There must be exploitable resources on the planet, as carrying around enough supplies for a hundred thousand years is likely not practical. You might get energy from the sun, or scoop deuterium from a gas giant, and power your reactors, but you will still need some basic minerals. So, perhaps every planet that drifts by your own star isn’t acceptable, but some will be. Remember that most of the stars in the galaxy are red dwarfs, which are not very useful to begin with, but perhaps as we learn more about them, they will be found to have some advantages.

Another advantage of this idea of star-hopping, is that an alien civilization with a small population can pull it off. You don’t have to store up immense amounts of propellant and energy to get out to your own Oort Cloud. There is stuff out there anyway, and perhaps it could be used. Dropping down on an icy comet in the Oort Cloud might allow you to extract deuterium, and power something. You could use the protons you recover as propellant.

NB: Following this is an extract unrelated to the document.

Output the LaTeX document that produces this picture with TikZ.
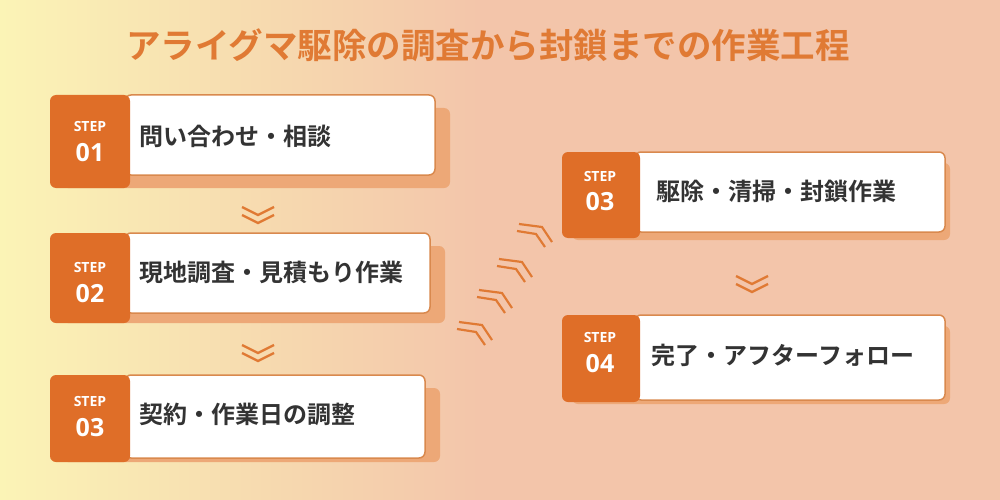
\documentclass[tikz,border=0pt]{standalone}
\usepackage{fontspec}
\newfontfamily\cjk{Noto Sans CJK JP}[BoldFont={Noto Sans CJK JP Bold}]
\setmainfont{Open Sans}
\begin{document}
\begin{tikzpicture}[x=1pt,y=-1pt,
  card/.style={fill=white, draw=boxline, line width=1.5pt, rounded corners=6pt},
  shad/.style={fill=shadowc, rounded corners=6pt},
  tabs/.style={fill=tabc, rounded corners=6pt},
  lbl/.style={font=\cjk\bfseries\fontsize{24}{27}\selectfont, text=txt, anchor=west},
  stp/.style={font=\bfseries\fontsize{14}{14}\selectfont,text=white},
  num/.style={font=\bfseries\fontsize{25}{25}\selectfont,text=white},
  chev/.style={draw=orgc, line width=2.4pt}]
\definecolor{tabc}{HTML}{DF6E28}
\definecolor{orgc}{HTML}{E07A34}
\definecolor{boxline}{HTML}{D9894E}
\definecolor{shadowc}{HTML}{EDA877}
\definecolor{txt}{HTML}{333333}
\definecolor{bgl}{HTML}{FBF4B6}
\definecolor{bgr}{HTML}{F3C5AA}
\useasboundingbox (0,0) rectangle (1000,500);
\fill[left color=bgl,right color=bgr] (0,0) rectangle (480,500);
\fill[bgr] (479,0) rectangle (1000,500);
\node[font=\cjk\bfseries\fontsize{34.5}{38}\selectfont, text=orgc] (title) at (488,45) {アライグマ駆除の調査から封鎖までの作業工程};
% Step 01
\fill[shad] (62,108) rectangle (450,188);
\draw[card] (125,95) rectangle (435,175);
\fill[tabs] (50,95) rectangle (130,188);
\node[stp] at (90,126) {STEP};
\node[num] (s1) at (90,153) {01};
\node[lbl] (l1) at (136,136) {問い合わせ・相談};
% Step 02
\fill[shad] (62,246) rectangle (445,323);
\draw[card] (125,233) rectangle (430,313);
\fill[tabs] (50,233) rectangle (130,323);
\node[stp] at (90,267) {STEP};
\node[num] (s2) at (90,294) {02};
\node[lbl] (l2) at (136,272) {現地調査・見積もり作業};
% Step 03
\fill[shad] (62,388) rectangle (440,462);
\draw[card] (125,375) rectangle (425,458);
\fill[tabs] (50,375) rectangle (130,462);
\node[stp] at (90,401) {STEP};
\node[num] (s3) at (90,428) {03};
\node[lbl] (l3) at (136,414) {契約・作業日の調整};
% Right Step 03
\fill[shad] (572,163) rectangle (950,240);
\draw[card] (635,152) rectangle (945,232);
\fill[tabs] (562,152) rectangle (640,238);
\node[stp] at (600,176) {STEP};
\node[num] (r3) at (600,202) {03};
\node[lbl] (rl3) at (653,191) {駆除・清掃・封鎖作業};
% Right Step 04
\fill[shad] (572,326) rectangle (950,404);
\draw[card] (635,315) rectangle (945,400);
\fill[tabs] (562,315) rectangle (640,402);
\node[stp] at (600,337) {STEP};
\node[num] (r4) at (600,364) {04};
\node[lbl] (rl4) at (648,355) {完了・アフターフォロー};
% down chevrons
\foreach \cx/\cy in {258/207, 258/345, 752/276}{
  \draw[chev] (\cx-16,\cy) -- (\cx,\cy+8) -- (\cx+16,\cy);
  \draw[chev] (\cx-16,\cy+8) -- (\cx,\cy+16) -- (\cx+16,\cy+8);
}
% diagonal chevrons (apex up-right)
\foreach \ax/\ay in {492/340, 512/308, 532/277, 552/242}{
  \draw[chev, line width=2.2pt] (\ax-33,\ay-18) -- (\ax-10,\ay-15) -- (\ax,\ay);
  \draw[chev, line width=2.2pt] (\ax-35,\ay-11) -- (\ax-16,\ay-8) -- (\ax-7,\ay+5);
}
\end{tikzpicture}
\end{document}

The obvious disadvantage of jumping on a cargo ship for seeing the world doesn’t allow you to pick your destination. You go where the ship is going. Same for a stellar encounter. You hop on and go where the star is going. Maybe it’s heading toward a sweet spot world next, but likely it’s just another red dwarf with some dismal planets circling it. You don’t get to do the seeding of life that your meme might be telling you to do, at least not nearly as fast as you could if you could afford to build a ship to cross a hundred or more light years in some understandable time, like a few millennia. You are also exploring and colonizing the galaxy at a pretty slow rate. Stars do move faster than orbital speeds, say something like .0003 c, but nothing like the speeds of 0.1 or 0.01 c that we have discussed in other posts.

If the worst Great Filter is the cost of interstellar travel, this is a solution to that problem. Assuredly, every alien civilization recognizes this possibility as soon as they develop a robust astronomical observation program. If it is actually the accepted way of dispersing an alien civilization through the galaxy, it means that looking for aliens needs to take a very different tack. Instead of looking for planets with biosignatures, we should be closely examining every star with us as a destination for any signs of unusual activity there. Examining stars that are within, say ten light years of us, is much easier than searching a radius of a thousand light years. It also means that learning more about the Oort Cloud and what assets it possesses might be very interesting for exploring the details of this possible cheap star travel method.